ADB retains Philippines growth forecast for 2019, 2020

Czeriza Valencia - The Philippine Star

MANILA, Philippines — The Asian Development Bank (ADB) has retained its 2019 and 2020 growth forecasts for the Philippines at six percent and 6.2 percent, respectively, even as it downgrades growth expectations for Developing Asia.

In a supplement to its Asian Development Outlook 2019 released in September, the multilateral bank said growth could be expected to accelerate in the fourth quarter of the year throughout 2020, supported by investments as more infrastructure investments come on stream.

Accommodative fiscal and monetary policies will also support domestic demand.

Economic output in the country picked up to 6.2 percent in the third quarter, bringing the growth average for the first three quarters to 5.8 percent.

The pickup was supported by a rebound in government expenditure following the belated enforcement of the 2019 national budget.

ADB’s growth expectation for the Philippines this year is still in line with the downgraded growth forecast of six to 6.5 percent set by the Development Budget Coordinating Committee (DBCC) yesterday.
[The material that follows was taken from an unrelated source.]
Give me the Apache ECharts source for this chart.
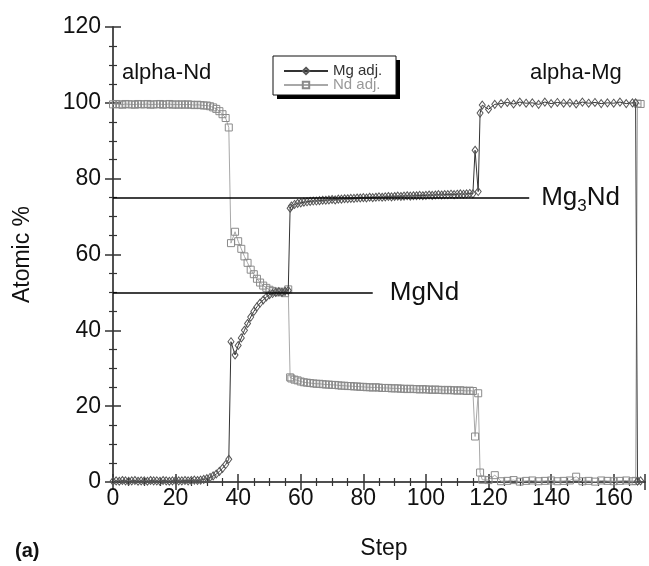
<!DOCTYPE html>
<html>
<head>
<meta charset="utf-8">
<script src="https://cdn.jsdelivr.net/npm/echarts@6/dist/echarts.min.js"></script>
<style>
html,body{margin:0;padding:0;background:#fff;}
#chart{width:649px;height:566px;}
</style>
</head>
<body>
<div id="chart"></div>
<script>
// ---- data ----
const steps = [
  0,1,2,3,4,5,6,7,8,9,10,11,12,13,14,15,16,17,18,19,20,21,22,23,24,25,26,27,28,29,30,31,32,33,34,35,36,
  37,37.7,39,
  40,41,42,43,44,45,46,47,48,49,50,51,52,53,54,55,56,
  56.6,
  57,58,59,60,61,62,63,64,65,66,67,68,69,70,71,72,73,74,75,76,77,78,79,80,81,82,83,84,85,86,
  87,88,89,90,91,92,93,94,95,96,97,98,99,100,101,102,103,104,105,106,107,108,109,110,111,112,113,114,115,
  115.7,116.7,117.3,
  118,120,122,124,126,128,130,132,134,136,138,140,142,144,146,148,150,152,154,156,158,160,162,164,166,
  167,167.6,168.6
];
const mgValues = [
  0.2,0.3,0.2,0.4,0.3,0.2,0.3,0.4,0.2,0.3,0.3,0.2,0.4,0.3,0.3,0.2,0.4,0.3,0.2,0.3,0.4,0.3,0.3,0.4,0.3,0.4,0.5,0.4,0.5,0.7,0.9,1.2,1.6,2.1,2.8,3.6,4.6,
  6.0,37.0,33.5,
  36.0,38.0,40.0,41.8,43.5,45.0,46.2,47.2,48.0,48.8,49.4,49.7,50.0,50.2,50.0,50.3,50.5,
  72.2,
  72.8,73.2,73.5,73.6,73.8,73.9,74.0,74.1,74.1,74.2,74.3,74.3,74.4,74.5,74.4,74.6,74.6,74.7,74.7,74.8,74.8,74.9,74.9,75.0,74.9,75.1,75.0,75.1,75.2,75.1,
  75.2,75.3,75.2,75.3,75.4,75.3,75.4,75.5,75.4,75.5,75.5,75.6,75.5,75.6,75.7,75.6,75.7,75.8,75.7,75.8,75.8,75.9,75.8,75.9,76.0,75.9,76.0,76.1,76.0,
  87.5,76.6,97.3,
  99.4,98.3,99.6,99.8,100.1,99.7,100.2,99.9,100.0,99.6,100.2,99.8,100.1,99.9,100.0,99.7,100.2,99.9,100.1,99.8,100.0,99.9,100.2,99.8,100.0,
  100.0,0.2,0.3
];
const ndValues = [
  99.6,99.7,99.6,99.5,99.7,99.6,99.6,99.5,99.7,99.6,99.6,99.7,99.5,99.6,99.6,99.7,99.5,99.6,99.7,99.5,99.6,99.5,99.6,99.5,99.6,99.5,99.4,99.5,99.4,99.3,99.3,99.1,98.8,98.4,97.8,97.0,96.0,
  93.5,63.0,66.0,
  63.5,61.5,59.5,57.8,56.0,54.8,53.6,52.6,51.8,51.2,50.7,50.4,50.2,50.0,50.2,49.8,50.8,
  27.6,
  27.3,27.0,26.8,26.5,26.3,26.2,26.1,26.0,25.9,25.9,25.8,25.7,25.7,25.6,25.6,25.5,25.4,25.4,25.3,25.3,25.2,25.2,25.1,25.1,25.0,25.0,24.9,25.0,24.9,24.8,
  24.8,24.8,24.7,24.7,24.7,24.6,24.6,24.5,24.6,24.5,24.5,24.4,24.5,24.4,24.4,24.3,24.4,24.3,24.3,24.2,24.3,24.2,24.2,24.1,24.2,24.1,24.0,24.1,24.0,
  12.0,23.4,2.5,
  0.6,0.5,1.8,0.2,0.3,0.5,0.1,0.3,0.4,0.2,0.3,0.4,0.2,0.3,0.4,1.4,0.2,0.3,0.1,0.4,0.3,0.2,0.3,0.4,0.2,
  0.3,99.8,99.7
];
const seriesNames = ['Mg adj.', 'Nd adj.'];
// compound reference lines: level (Atomic %) and step where the line ends
const phaseLabels = ['Mg{s|3}Nd', 'MgNd'];
const phaseLevels = [75, 50];
const phaseEnds = [133, 83];
const regionLabels = ['alpha-Nd', 'alpha-Mg'];
const xTicks = {min: 0, max: 170, interval: 20};
const yTicks = {min: 0, max: 120, interval: 20};

// ---- build ----
const FONT = 'Liberation Sans, Arial, Helvetica, sans-serif';
const mgData = steps.map((s, i) => [s, mgValues[i]]);
const ndData = steps.map((s, i) => [s, ndValues[i]]);

const frameLine = {show: true, lineStyle: {color: '#444', width: 1.5}};
const tick = {show: true, inside: true, length: 8, lineStyle: {color: '#333', width: 1.5}};
const minor = {show: true, splitNumber: 4, length: 4, lineStyle: {color: '#333', width: 1.2}};

const chart = echarts.init(document.getElementById('chart'), null, {renderer: 'canvas'});
chart.setOption({
  animation: false,
  backgroundColor: '#fff',
  grid: {left: 113, right: 4, top: 27, bottom: 84, containLabel: false},
  xAxis: [
    {
      type: 'value', position: 'bottom', min: xTicks.min, max: xTicks.max, interval: xTicks.interval,
      name: 'Step', nameLocation: 'middle', nameGap: 55,
      nameTextStyle: {fontFamily: FONT, fontSize: 23, color: '#111', padding: [0, 0, 0, 10]},
      axisLine: frameLine, axisTick: tick, minorTick: minor,
      axisLabel: {fontFamily: FONT, fontSize: 23, color: '#111', margin: 5, showMaxLabel: false},
      splitLine: {show: false}
    },
    {
      type: 'value', position: 'top', min: xTicks.min, max: xTicks.max, interval: xTicks.interval,
      axisLine: frameLine, axisTick: tick, minorTick: minor,
      axisLabel: {show: false}, splitLine: {show: false}
    }
  ],
  yAxis: [
    {
      type: 'value', position: 'left', min: yTicks.min, max: yTicks.max, interval: yTicks.interval,
      name: 'Atomic %', nameLocation: 'middle', nameGap: 79,
      nameTextStyle: {fontFamily: FONT, fontSize: 23, color: '#111'},
      axisLine: frameLine, axisTick: tick, minorTick: minor,
      axisLabel: {fontFamily: FONT, fontSize: 23, color: '#111', margin: 12},
      splitLine: {show: false}
    },
    {
      type: 'value', position: 'right', min: yTicks.min, max: yTicks.max, interval: yTicks.interval,
      axisLine: frameLine, axisTick: tick, minorTick: minor,
      axisLabel: {show: false}, splitLine: {show: false}
    }
  ],
  legend: {
    left: 283, top: 63, orient: 'vertical', z: 10,
    data: [
      {name: seriesNames[0], textStyle: {color: '#333'}},
      {name: seriesNames[1], textStyle: {color: '#999'}}
    ],
    itemWidth: 44, itemHeight: 8, itemGap: -2,
    padding: 0,
    textStyle: {fontFamily: 'Liberation Sans Narrow, Liberation Sans, Arial, sans-serif', fontSize: 15, lineHeight: 16}
  },
  graphic: [
    {type: 'rect', z: 5, shape: {x: 277, y: 60, width: 123, height: 39}, style: {fill: '#000'}},
    {type: 'rect', z: 6, shape: {x: 273, y: 56, width: 123, height: 39}, style: {fill: '#fff', stroke: '#111', lineWidth: 1}},
    {type: 'text', left: 122, top: 62, style: {text: regionLabels[0], font: '22px ' + FONT, fill: '#111'}},
    {type: 'text', left: 530, top: 62, style: {text: regionLabels[1], font: '22px ' + FONT, fill: '#111'}},
    {type: 'text', left: 15, top: 541, style: {text: '(a)', font: 'bold 20px ' + FONT, fill: '#111'}}
  ],
  series: [
    {
      name: seriesNames[1], type: 'line', data: ndData,
      symbol: 'rect', symbolSize: 7,
      lineStyle: {color: '#a8a8a8', width: 1},
      itemStyle: {color: 'rgba(255,255,255,0)', borderColor: '#8a8a8a', borderWidth: 1},
      emphasis: {disabled: true}, z: 2
    },
    {
      name: seriesNames[0], type: 'line', data: mgData,
      symbol: 'diamond', symbolSize: [6, 8],
      lineStyle: {color: '#333', width: 1},
      itemStyle: {color: 'rgba(255,255,255,0)', borderColor: '#555', borderWidth: 1},
      emphasis: {disabled: true}, z: 3,
      markLine: {
        silent: true, symbol: 'none',
        lineStyle: {color: '#000', width: 1.6, type: 'solid'},
        label: {
          show: true, position: 'end', distance: 12,
          fontFamily: FONT, fontSize: 26, color: '#111',
          rich: {s: {fontFamily: FONT, fontSize: 17, color: '#111', verticalAlign: 'bottom', padding: [18, 0, 0, 0]}}
        },
        data: phaseLevels.map((lv, i) => [
          {coord: [0, lv], label: {formatter: phaseLabels[i], distance: i === 0 ? 12 : 17}},
          {coord: [phaseEnds[i], lv]}
        ])
      }
    }
  ]
});
</script>
</body>
</html>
This was previously set at six to seven percent.

Growth forecasts for Developing Asia, meanwhile, was slashed as growth in China and India is weighed down by external and domestic factors.

ADB now expects gross domestic product in the region to expand by 5.2 percent both in 2019 and 2020, down from the September forecast of 5.4 percent and 5.5 percent, respectively.

Growth in China is now expected at 6.1 percent in 2019 and 5.8 percent in 2020, downgraded from 6.2 and six percent, respectively.  This is attributable to trade tensions and a slowdown in global activity coupled with weaker domestic demand.

“While growth rates are still solid in Developing Asia, persistent trade tensions have taken a toll on the region and are still the biggest risk to the longer-term economic outlook. Domestic investment is also weakening in many countries, as business sentiment has declined,” said ADB chief economist Yasuyuki Sawada.

“Inflation, on the other hand, is ticking up on the back of higher food prices, as African swine fever has raised pork prices significantly.”